The only problem is there are two clusters with the same cluster id. How can I change it for the clone-cluster?

1 Like

Ah yes, good question. In fdbcli, you can use the coordinators command to set what is called the description field in the cluster file, which will also result in the ID field also being regenerated (see cluster file format documentation). To change it, you would execute:

fdb> coordinators description=<new_description_string>

Below is a sequence to demonstrate the effect:

aj@ubuntu:~$ cat /etc/foundationdb/fdb.cluster
# DO NOT EDIT!
# This file is auto-generated, it is not to be edited by hand
old_description:m57KiSJG12bBhcxB1uRTcWn9fiUcO63X@127.0.0.1:4500
aj@ubuntu:~$ fdbcli
Using cluster file 'fdb.cluster'.

The database is available.

Welcome to the fdbcli. For help, type 'help'.
fdb> coordinators
Cluster description: old_description
Cluster coordinators (1): 127.0.0.1:4500
Type 'help coordinators' to learn how to change this information.
fdb> coordinators description=new_description
Coordination state changed
fdb> 

aj@ubuntu:~$ cat fdb.cluster
# DO NOT EDIT!
# This file is auto-generated, it is not to be edited by hand
new_description:9LVXRhzH3lXH7rIDD6OOUrnHSLgDCUB7@127.0.0.1:4500

Can I submit my cluster Id instead of regenerating it?

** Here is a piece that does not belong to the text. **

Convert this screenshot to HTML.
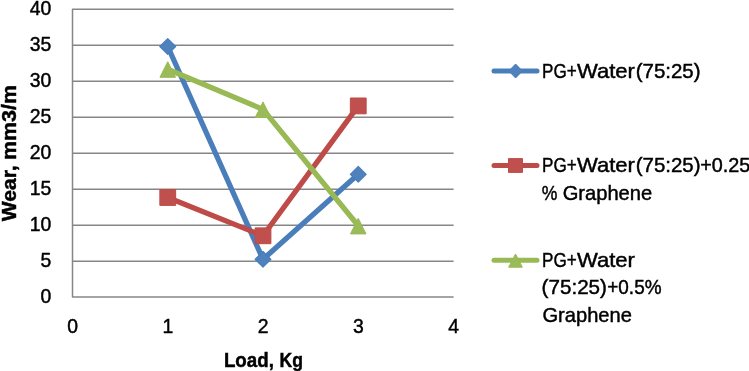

fdb> coordinators description=<new_description_string> id=<new_cluster_id>

No, and it will change anytime you change your coordinators list or description.

Do we change log format between 6.2 and 6.3? I want to know can we use this method in two different versioned cluster, such as 6.2 to 6.3, or 6.2 to 7.1? Thanks!

Changing the version in this process would essentially be an upgrade or downgrade and should behave the same as if you upgraded or downgraded in place.